ティムとヴァルの確執(というか、一方的にティムがヴァルを憎んでいた)は、成る程、そういう事だったのか。
そしてその、真相が判った後のティムの心境の変化、これは上手いなぁ。
これを書いたのが男性作家だったら、とてもとても嬉しかったろうと思う。
女性の性に対して、この話のような見解を持つ男性が増えて欲しい。
Posted by ブクログ
19世紀半ばのニューヨーク。
創設されたばかりの警察で働く新米警官の奮闘を描きます。
ティム・ワイルドは、殺人事件の捜査に当たりつつ、逃げてきた少女バードを下宿にかくまっている。
下宿の女主人もバードを可愛がっていたが、その身に危険が迫る‥?!
移民が殺到し、治安が悪化するニューヨーク。
移民排斥運動もおき、プロテスタントとカトリックは激しく対立し、流言も飛び交う。
プロテスタントの牧師の娘マーシーがカトリックの貧民の慰問に行くのは、当時としては常識はずれなことだった。
いきいきした女性マーシーの意外な側面も。
バードが逃げてきた売春宿の女主人シルキーは、兄のヴァルに恋していたことがあったらしい。
早くに両親をなくした二人だけの兄弟だが、大柄で強引な兄のヴァルと気が合わないティム。
だがその理由には、互いの誤解が‥
兄の放蕩の理由も、じつは切ない兄弟愛だった‥
警察の権威も捜査方法も確立していない時代。
独特な隠語があって、同じ英語圏から来た人間同士でも、ろくに言葉が通じないこともあったとは。

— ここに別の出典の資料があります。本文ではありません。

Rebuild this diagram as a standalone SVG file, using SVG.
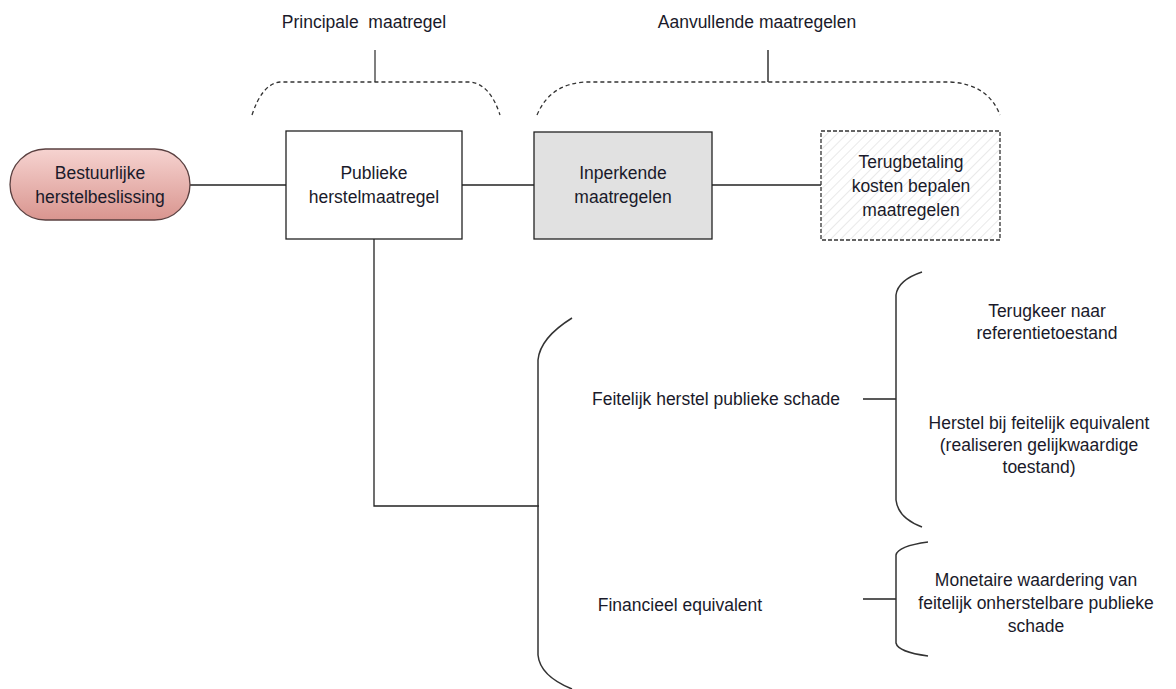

うねるような街の情勢が熱っぽく描かれ、読み応えがありました。
センチメンタルな部分も貫かれて、いい読後感です。
作者はシャーロッキアン(シャーロック・ホームズのファン)だそうですが、ティムの人間像は「卑しい街を行く高潔な騎士」というハードボイルドの探偵のようでもありますね。